[sip-comm-dev] About data detection project idea in GSoC 2008


I am an aspiring student of GSoC 2008 and am basically interested in SIP
Communicator's project idea of detecting data in IM Conversations.

The example you gave was good about Apple's Mail but i don't use apple or
MAC so have no idea about it...

But from the snapshot it appears that the main goal would be to Parse the
whole Text and Find keywords like "Address" or "Phone no" or "E-mail"
..........but this task seems to be easy.

The way i think is that to include Some Artificial Intelligence into
Like it should automatically detect Strings like Some Place's name for
eg.India and then search for the address totally.

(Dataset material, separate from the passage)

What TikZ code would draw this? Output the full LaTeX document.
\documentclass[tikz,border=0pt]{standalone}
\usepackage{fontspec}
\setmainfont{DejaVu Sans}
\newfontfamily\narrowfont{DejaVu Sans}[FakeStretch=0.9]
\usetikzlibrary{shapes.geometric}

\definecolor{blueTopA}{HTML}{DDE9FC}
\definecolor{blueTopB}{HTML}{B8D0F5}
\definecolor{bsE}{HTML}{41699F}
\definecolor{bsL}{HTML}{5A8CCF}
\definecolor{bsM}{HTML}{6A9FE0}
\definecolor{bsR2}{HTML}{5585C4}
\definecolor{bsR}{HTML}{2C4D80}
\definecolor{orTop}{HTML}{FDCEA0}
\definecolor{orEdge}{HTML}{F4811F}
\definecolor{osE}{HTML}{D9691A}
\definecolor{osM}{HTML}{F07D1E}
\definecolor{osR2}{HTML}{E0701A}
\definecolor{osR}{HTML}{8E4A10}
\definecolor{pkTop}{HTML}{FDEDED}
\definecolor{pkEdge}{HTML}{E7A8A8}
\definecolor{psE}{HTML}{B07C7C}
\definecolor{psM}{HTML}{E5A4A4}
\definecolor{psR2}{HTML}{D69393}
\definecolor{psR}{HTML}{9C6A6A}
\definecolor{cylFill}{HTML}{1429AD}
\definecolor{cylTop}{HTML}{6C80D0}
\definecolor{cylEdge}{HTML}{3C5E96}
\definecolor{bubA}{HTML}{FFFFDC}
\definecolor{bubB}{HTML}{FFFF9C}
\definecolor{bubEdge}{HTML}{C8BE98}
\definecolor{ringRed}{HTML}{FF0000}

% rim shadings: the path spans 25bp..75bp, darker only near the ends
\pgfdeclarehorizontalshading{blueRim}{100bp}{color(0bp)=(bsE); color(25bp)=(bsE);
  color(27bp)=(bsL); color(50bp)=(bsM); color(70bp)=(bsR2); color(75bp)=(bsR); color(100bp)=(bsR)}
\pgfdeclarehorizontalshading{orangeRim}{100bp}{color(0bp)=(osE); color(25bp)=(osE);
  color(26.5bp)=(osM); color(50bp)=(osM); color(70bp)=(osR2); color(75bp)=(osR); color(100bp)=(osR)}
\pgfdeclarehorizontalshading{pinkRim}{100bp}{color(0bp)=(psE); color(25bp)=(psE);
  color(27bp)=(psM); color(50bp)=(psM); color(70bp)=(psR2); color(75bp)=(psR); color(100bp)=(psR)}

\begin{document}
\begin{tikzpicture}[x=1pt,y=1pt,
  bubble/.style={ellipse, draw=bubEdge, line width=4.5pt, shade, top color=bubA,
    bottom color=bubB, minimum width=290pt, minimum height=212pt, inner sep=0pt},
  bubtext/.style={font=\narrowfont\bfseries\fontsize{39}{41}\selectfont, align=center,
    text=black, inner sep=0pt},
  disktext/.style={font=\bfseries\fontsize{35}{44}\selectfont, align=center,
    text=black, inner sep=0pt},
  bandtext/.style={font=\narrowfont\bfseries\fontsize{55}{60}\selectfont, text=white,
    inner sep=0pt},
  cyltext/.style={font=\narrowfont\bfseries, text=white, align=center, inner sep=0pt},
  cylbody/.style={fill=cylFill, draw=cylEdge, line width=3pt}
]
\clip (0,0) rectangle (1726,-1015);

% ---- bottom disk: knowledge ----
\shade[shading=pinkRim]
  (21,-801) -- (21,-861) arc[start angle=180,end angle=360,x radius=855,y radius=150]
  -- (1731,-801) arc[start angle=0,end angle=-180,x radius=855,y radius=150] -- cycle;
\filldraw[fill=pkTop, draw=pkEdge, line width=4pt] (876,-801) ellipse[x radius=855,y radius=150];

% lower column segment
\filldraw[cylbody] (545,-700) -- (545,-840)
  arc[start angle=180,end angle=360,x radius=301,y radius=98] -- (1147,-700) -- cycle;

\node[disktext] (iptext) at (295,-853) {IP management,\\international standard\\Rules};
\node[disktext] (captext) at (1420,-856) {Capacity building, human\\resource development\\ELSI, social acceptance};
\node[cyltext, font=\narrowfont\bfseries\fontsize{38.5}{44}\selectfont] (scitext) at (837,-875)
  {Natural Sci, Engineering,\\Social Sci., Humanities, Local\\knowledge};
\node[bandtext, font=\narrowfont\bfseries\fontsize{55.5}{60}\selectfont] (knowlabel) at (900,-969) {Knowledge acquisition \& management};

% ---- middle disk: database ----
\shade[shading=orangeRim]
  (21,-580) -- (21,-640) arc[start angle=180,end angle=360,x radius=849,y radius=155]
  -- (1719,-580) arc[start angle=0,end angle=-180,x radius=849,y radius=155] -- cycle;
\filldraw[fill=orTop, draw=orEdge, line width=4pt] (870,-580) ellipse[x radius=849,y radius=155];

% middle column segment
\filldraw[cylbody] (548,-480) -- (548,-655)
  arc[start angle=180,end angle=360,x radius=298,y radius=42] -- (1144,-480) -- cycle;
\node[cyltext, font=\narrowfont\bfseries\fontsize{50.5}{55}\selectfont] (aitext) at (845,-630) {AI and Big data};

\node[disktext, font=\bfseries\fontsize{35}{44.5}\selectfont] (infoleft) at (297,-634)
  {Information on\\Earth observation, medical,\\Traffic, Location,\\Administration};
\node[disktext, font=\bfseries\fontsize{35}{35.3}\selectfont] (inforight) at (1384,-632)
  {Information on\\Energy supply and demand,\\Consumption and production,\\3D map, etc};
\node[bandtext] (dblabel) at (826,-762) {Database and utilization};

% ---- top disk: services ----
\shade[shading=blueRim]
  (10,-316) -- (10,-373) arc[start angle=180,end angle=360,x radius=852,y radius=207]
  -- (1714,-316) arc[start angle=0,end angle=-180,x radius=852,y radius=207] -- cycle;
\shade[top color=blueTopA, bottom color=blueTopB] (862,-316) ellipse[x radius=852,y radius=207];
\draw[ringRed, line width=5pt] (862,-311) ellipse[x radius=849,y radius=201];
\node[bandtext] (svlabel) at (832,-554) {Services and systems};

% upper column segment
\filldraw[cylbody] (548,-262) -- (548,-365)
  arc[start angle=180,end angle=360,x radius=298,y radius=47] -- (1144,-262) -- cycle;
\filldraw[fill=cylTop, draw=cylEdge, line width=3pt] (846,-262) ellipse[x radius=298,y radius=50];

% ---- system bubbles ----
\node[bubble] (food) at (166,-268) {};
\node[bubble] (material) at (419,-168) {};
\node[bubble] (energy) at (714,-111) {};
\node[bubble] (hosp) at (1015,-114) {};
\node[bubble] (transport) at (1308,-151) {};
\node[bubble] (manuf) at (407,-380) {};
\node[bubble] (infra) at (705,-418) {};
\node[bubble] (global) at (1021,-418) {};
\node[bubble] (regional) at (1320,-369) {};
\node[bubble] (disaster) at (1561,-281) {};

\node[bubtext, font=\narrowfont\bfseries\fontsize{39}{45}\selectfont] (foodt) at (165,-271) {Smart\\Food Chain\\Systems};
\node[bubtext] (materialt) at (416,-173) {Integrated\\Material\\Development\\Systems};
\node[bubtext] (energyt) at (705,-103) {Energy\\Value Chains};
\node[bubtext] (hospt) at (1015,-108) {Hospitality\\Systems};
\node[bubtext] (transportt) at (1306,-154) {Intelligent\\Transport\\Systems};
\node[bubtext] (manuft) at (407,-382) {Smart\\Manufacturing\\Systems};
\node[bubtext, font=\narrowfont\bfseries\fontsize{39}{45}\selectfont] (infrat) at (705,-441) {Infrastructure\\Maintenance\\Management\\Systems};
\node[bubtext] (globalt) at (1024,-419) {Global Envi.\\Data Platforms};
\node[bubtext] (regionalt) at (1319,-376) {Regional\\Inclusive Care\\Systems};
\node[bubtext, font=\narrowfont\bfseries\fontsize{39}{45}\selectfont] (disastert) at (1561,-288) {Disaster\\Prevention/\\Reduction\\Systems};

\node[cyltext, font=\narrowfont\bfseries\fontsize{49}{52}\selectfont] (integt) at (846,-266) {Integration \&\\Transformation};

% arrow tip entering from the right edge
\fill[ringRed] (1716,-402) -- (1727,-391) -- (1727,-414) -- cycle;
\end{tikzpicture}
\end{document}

The approach could be like.............Search for names of Countries or
states or known places(landmarks) and then extract the TEXT( in the IM
Conversation) in proximity to that "place"

For eg if We find somethin like::

" Flat no-12 ,ABC Colony,J M Street ,Pune, India"

We can first identify that India is a known country .....So its order of
Occurence would be AT LAST in an address(just before the PIN or ZIP code)
so.......we can go on extracting strings until the Keywords like "Street "
,"Village", or "town" appear and treat it as an address.


We can go on parsing till India is reached and then go backwards Until the
String contains Comma seperated Text......because commas are used while
writing addresses.

The gist of my approach above is to find the START and END of the String
that is An ADDRESS.

and then apply functionality to it.............

Again Phone no's ,E-mails follow a particular standard ( 10-digit nos
starting with +91 or starting with 9) and can quite simply be detected by
parsing the text but the case is not the same for Addresses...

Also i was thinking of using a Java Bean Component for the DETECTED DATA..

Like clicking on the DETECTED DATA(the address) it should be included in
editable textbox for the user to confirm its Correctness before mapping it
on a map or adding it to contacts List. and Right-Clicking on the DETECTED
DATA it should desplay the tasks available to perform on the DETECTED
DATA(like add to contacts or Map it on a MAP etc)

Please review my Concerns and Tell me whether i am following the right
path...or something else is expected....


Rana Vishal Singh